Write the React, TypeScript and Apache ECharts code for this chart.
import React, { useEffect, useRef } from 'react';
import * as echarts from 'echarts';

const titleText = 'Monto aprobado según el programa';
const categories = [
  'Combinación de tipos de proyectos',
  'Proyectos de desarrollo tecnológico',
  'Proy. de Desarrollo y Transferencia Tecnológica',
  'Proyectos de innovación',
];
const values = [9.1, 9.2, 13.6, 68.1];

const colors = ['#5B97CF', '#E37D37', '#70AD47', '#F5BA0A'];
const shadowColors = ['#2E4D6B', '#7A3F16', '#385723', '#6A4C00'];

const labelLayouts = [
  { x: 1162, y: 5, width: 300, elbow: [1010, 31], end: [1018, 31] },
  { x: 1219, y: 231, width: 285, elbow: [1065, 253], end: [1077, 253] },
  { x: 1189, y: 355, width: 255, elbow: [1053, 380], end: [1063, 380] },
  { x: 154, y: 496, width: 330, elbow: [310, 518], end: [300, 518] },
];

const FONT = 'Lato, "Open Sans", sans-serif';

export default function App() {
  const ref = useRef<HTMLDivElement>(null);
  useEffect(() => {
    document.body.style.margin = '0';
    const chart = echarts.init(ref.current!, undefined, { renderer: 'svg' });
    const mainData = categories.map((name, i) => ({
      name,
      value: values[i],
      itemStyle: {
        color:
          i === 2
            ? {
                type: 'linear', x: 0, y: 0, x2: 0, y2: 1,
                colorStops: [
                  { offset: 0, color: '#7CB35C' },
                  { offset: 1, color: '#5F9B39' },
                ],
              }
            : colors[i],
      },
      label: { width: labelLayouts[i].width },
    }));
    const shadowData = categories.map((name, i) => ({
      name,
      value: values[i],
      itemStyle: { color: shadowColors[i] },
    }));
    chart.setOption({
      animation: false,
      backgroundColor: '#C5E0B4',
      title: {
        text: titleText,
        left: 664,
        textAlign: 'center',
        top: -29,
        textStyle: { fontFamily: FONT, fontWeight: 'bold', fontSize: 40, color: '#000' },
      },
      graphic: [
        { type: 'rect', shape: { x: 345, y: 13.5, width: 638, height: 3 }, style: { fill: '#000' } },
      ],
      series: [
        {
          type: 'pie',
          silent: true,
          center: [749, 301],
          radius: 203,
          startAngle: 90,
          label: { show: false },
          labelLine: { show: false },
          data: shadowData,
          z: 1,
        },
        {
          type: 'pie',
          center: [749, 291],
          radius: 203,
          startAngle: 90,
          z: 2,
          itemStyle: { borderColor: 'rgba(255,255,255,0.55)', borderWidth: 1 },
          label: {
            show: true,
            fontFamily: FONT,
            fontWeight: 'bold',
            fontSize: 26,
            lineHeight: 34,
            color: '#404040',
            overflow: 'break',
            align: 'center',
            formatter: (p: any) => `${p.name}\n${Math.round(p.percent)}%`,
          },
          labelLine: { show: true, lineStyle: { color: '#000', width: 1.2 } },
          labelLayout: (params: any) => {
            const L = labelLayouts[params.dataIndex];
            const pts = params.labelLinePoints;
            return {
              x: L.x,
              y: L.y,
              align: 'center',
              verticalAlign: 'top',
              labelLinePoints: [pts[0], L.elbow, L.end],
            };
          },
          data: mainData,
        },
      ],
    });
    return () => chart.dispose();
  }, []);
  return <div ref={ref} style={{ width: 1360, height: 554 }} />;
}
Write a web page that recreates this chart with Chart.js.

□ □ □ □ □

Stop after the line containing "['#2E4D6B', '#7A3F16', '#385723', '#6A4C00'];": print exactly the lines from the start of the entries above up to it, that line included.

Write the React, TypeScript and Apache ECharts code for this chart.
import React, { useEffect, useRef } from 'react';
import * as echarts from 'echarts';

const titleText = 'Monto aprobado según el programa';
const categories = [
  'Combinación de tipos de proyectos',
  'Proyectos de desarrollo tecnológico',
  'Proy. de Desarrollo y Transferencia Tecnológica',
  'Proyectos de innovación',
];
const values = [9.1, 9.2, 13.6, 68.1];

const colors = ['#5B97CF', '#E37D37', '#70AD47', '#F5BA0A'];
const shadowColors = ['#2E4D6B', '#7A3F16', '#385723', '#6A4C00'];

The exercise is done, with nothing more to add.